Could Crash Dieting Actually Work? | Men's Health Magazine Australia

Could Crash Dieting Actually Work?

Matthew Capehorn, clinical director of the UK’s National Obesity Forum, plays Devil’s Advocate to weight up the benefits of taking it quick.

 

In weight-loss lore, tortoises end up leaner than hares. Crash diets, we’re told, are not sustainable in the long term – a juice cleanse or month of cabbage soup might help you shed the kilos, but without tackling the underlying reasons, you pile it back on the minute you go back to solids.

But the lore is an ass. The simple fact is that crash diets – even the ones named for the book-touting “gurus” who devise them – do work. From Dukan to Atkins via South Beach and Beverly Hills, the majority of rapid fat-loss plans take carbs out of your daily fare to cut your gut with clinically proven success.

I’m not saying that they are particularly pleasant, mind you. Our societal reliance on carbohydrates as an energy source means that cutting them out almost entirely leads you to consume far fewer kilojoules over the course of the day. So you’re hungry. Stick with it for a few days, though, and your body will shift into a state called ketosis – burning fat rather than food for energy – which has the handy side-effect of dulling your appetite after a week or so.

That crash diets make this sort of impact is the aim but, staying with physics, the force of that impact dissipates greatly over even a short time period. Diet for more than a few weeks and the effort-to-reward graph plateaus, with your initial rate of weight loss levelling off. More crucially, on returning to your normal way of eating, the results simply don’t stick. To capitalise on the benefits of a crash without the bounce back, you need to alter your “set point”.

According to the set point theory, your body gets used to the mass it normally functions at and calibrates your metabolism and appetite accordingly to keep you within a small margin of this weight. So you need to exercise if you want to exist at a lower weight long-term.
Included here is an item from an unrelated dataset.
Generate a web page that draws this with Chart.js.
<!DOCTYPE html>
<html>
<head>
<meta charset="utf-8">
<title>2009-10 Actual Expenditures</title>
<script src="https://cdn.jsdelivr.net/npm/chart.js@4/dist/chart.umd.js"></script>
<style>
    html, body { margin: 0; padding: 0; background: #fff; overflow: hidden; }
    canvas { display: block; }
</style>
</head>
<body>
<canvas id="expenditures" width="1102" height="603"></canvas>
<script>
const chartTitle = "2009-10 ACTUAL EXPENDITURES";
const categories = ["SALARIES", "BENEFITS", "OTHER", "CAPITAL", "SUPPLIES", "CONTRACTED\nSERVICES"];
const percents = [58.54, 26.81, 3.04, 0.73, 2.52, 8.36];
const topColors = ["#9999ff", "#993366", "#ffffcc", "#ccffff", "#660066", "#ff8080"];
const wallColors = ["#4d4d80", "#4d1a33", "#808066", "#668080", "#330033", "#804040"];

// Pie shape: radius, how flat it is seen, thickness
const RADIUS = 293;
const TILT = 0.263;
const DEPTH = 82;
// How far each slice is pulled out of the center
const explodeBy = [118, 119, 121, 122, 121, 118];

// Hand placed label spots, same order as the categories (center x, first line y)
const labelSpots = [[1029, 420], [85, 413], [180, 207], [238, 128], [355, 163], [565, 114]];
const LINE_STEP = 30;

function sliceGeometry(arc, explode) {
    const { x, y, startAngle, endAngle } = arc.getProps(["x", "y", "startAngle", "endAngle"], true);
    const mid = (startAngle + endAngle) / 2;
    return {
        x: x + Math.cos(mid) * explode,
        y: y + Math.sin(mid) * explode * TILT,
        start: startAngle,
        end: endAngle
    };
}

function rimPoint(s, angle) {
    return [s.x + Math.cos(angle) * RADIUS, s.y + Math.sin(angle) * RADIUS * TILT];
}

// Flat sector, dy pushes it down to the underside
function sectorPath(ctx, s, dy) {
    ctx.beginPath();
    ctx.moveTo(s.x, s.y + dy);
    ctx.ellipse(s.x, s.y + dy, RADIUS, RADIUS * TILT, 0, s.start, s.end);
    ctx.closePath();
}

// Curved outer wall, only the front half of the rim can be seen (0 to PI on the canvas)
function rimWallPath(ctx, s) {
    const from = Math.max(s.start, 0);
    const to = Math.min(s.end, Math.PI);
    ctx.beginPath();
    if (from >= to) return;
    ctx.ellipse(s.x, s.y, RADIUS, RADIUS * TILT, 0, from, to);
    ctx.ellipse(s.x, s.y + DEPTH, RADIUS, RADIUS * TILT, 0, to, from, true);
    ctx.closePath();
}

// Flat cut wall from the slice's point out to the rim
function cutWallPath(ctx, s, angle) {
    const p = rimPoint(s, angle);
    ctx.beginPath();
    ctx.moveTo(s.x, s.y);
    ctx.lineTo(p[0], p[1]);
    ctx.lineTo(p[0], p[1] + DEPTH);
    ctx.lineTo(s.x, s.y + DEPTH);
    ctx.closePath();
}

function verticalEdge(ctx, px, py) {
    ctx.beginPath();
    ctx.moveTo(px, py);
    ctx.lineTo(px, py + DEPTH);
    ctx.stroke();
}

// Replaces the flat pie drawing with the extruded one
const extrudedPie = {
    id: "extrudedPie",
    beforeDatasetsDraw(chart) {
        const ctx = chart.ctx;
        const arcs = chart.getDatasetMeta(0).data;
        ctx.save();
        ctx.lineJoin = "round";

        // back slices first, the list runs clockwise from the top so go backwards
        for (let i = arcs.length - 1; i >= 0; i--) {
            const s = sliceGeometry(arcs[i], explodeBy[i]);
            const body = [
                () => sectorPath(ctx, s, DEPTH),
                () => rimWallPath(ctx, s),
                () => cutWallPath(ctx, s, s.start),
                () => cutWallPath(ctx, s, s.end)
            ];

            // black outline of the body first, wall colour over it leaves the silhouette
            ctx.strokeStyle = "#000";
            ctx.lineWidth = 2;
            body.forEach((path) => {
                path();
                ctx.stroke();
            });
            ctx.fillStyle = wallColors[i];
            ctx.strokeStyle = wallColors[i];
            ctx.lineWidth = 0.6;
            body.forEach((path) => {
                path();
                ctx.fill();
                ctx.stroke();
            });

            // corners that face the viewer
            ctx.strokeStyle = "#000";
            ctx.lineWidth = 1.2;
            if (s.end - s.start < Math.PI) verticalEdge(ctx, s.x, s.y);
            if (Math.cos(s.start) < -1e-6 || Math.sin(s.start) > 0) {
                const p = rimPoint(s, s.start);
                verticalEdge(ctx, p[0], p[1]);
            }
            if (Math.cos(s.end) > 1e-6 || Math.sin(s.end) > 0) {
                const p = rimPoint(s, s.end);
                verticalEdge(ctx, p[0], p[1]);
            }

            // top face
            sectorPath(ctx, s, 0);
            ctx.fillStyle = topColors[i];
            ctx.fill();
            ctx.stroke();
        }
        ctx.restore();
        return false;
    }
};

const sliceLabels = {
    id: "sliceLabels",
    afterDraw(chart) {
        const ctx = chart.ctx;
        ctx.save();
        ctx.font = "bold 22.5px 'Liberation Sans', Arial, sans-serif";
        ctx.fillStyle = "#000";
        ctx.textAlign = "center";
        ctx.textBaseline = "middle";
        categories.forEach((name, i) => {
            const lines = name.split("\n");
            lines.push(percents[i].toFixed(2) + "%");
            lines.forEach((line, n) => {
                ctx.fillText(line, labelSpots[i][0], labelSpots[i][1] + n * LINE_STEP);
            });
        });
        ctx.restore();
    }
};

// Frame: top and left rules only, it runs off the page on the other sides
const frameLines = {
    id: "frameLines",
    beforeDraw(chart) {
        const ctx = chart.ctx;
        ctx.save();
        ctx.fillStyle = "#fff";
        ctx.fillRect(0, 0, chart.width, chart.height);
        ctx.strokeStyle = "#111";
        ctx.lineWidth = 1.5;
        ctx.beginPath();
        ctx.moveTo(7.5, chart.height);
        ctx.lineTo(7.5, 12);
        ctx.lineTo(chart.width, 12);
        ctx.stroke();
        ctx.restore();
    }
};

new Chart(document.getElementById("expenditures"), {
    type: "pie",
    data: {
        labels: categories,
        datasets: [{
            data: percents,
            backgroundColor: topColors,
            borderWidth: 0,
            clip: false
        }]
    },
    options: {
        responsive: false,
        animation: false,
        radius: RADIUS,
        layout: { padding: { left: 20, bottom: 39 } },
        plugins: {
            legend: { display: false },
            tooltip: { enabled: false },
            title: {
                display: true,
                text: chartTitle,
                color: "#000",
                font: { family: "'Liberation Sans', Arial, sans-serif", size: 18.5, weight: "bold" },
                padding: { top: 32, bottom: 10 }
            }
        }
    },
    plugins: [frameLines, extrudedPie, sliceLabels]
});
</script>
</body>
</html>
While it’s unwise to step into the squat rack when you’re low-carbing, increasing daily activity – whether that’s walking more or a bedroom body-weight routine – will stop your body eating muscle instead of fat to fuel itself. When you’ve harvested a diet’s weight-loss benefits, hitting the gym with equal zeal will see you stay lean for life. So for once, heed the screaming headlines and crash away.

The Devil’s Details

1. Curb Carbs

Tulane University School of Public Health found that low-carb dieters lost more over a year than those on a low-fat plan.

2. Hang Hunger
The ketones released by burning fat, not sugar, increase hunger-fighting hormones. More fibre also aids fullness.

3. Mass Appeal

Still, a Lancet study found 81 per cent of rapid dieters lost over 12.5 per cent body mass, compared with 50 per cent of dieters on a more gradual plan.

4. What Supp
Protect your muscles: taking BCAAs pre-workout helps to reduce catabolism, which chews up hard-earned gains.